The Return of DIY Culture
If 2025 was the year of quiet minimalism, 2026 is about loud individuality. People are cutting, sewing, and customizing again. Vintage is no longer just sustainable — it’s subversive. Thrift stores are cultural goldmines, and reworking your clothes has become an act of creative self-definition.
The “buy less, make more” mindset is catching on fast. You’ll find TikTok tutorials on distressing denim, painting sneakers, or even reimagining wedding dresses into everyday pieces. It’s fashion democratized in the truest sense.
DIY isn’t just about saving money; it’s about reclaiming control. In a world where fast fashion cycles dictate taste, crafting your own look is the ultimate rebellion.
Music, Identity, and the Return of the Scene
Subcultures have always existed where fashion meets sound — and music in 2026 feels electric again. The hyperpop explosion, post-punk revival, techno renaissance, and experimental indie scenes are giving people a sense of belonging.
Raves are back, but so are small underground gigs. People are dressing for these spaces again — with intention. It’s not about trends; it’s about creating a moment. The revival of scene dressing — metallic pants, spiked collars, clashing patterns, unconventional silhouettes — is more about expression than aesthetics.
There’s also a growing crossover between fashion labels and subcultural musicians. Brands like Heaven by Marc Jacobs, Aries, and Martine Rose are collaborating with niche artists and DJs, not just for marketing but for genuine creative synergy. This intersection of style and sound is where culture truly evolves — not in boardrooms, but in basements, dance floors, and digital spaces.
The Anti-Trend Generation
The most striking part of this revival is how anti-trend it is. Subcultures thrive on being misunderstood — they reject mainstream appeal. But ironically, this rejection has become the most magnetic thing about them.
Young people today are rejecting fast consumption. They want their clothes to mean something. They’re looking for fashion that says, “This is who I am,” not “This is what’s trending.” That’s why the aesthetics of rebellion — from punk safety pins to Y2K cyberwear — are so relevant again.
This new generation isn’t waiting for the industry to define them. They’re defining themselves in real time, across platforms, across identities, across genres. They’re messy, contradictory, and refreshingly unfiltered — everything mainstream fashion hasn’t been for years.
Subculture as Self-Expression in 2026
Fashion in 2026 feels personal again. There’s a raw, unpolished beauty in the way people are mixing eras, genres, and moods. A punk skirt with ballet flats. A cybercore top with a quiet luxury blazer. An old band tee worn with couture trousers.
The beauty of subculture revival lies in its freedom.
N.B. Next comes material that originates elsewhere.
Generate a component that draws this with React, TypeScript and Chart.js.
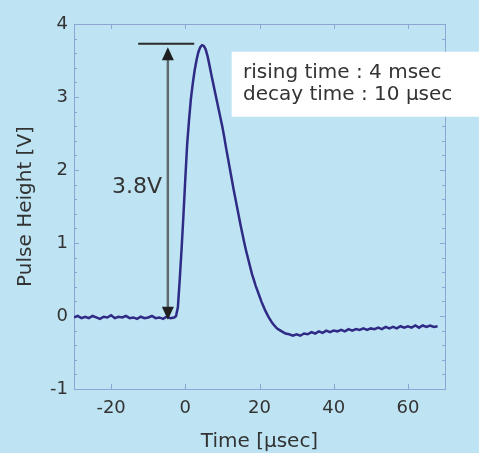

There are no rules, only references. It’s a reminder that style doesn’t have to be cohesive to be compelling. It just has to be yours.
Subcultures have always been about community — but also about defiance. They’re about creating identity outside the mainstream, finding comfort in the chaos, and turning difference into beauty. And right now, that’s exactly what fashion — and the world — needs.
The Future Is Fragmented (and That’s a Good Thing)
2026 doesn’t have one defining aesthetic, and that’s what makes it exciting. There’s no single “look of the year” or “it-girl uniform.” Instead, there are hundreds of micro-movements, all happening simultaneously. Cottagecore exists next to post-apocalyptic streetwear; fairy grunge merges with luxury tailoring.
Fashion finally feels alive again — unpredictable, curious, and honest. It’s less about what’s in and more about what’s yours.
We’re entering a new creative renaissance where personal expression is the new status symbol. The revival of subcultures isn’t just about fashion — it’s about freedom. It’s about rediscovering the joy of dressing up not to impress, but to express.
Because maybe the most radical thing you can do in 2026 isn’t to follow the trend — but to create your own.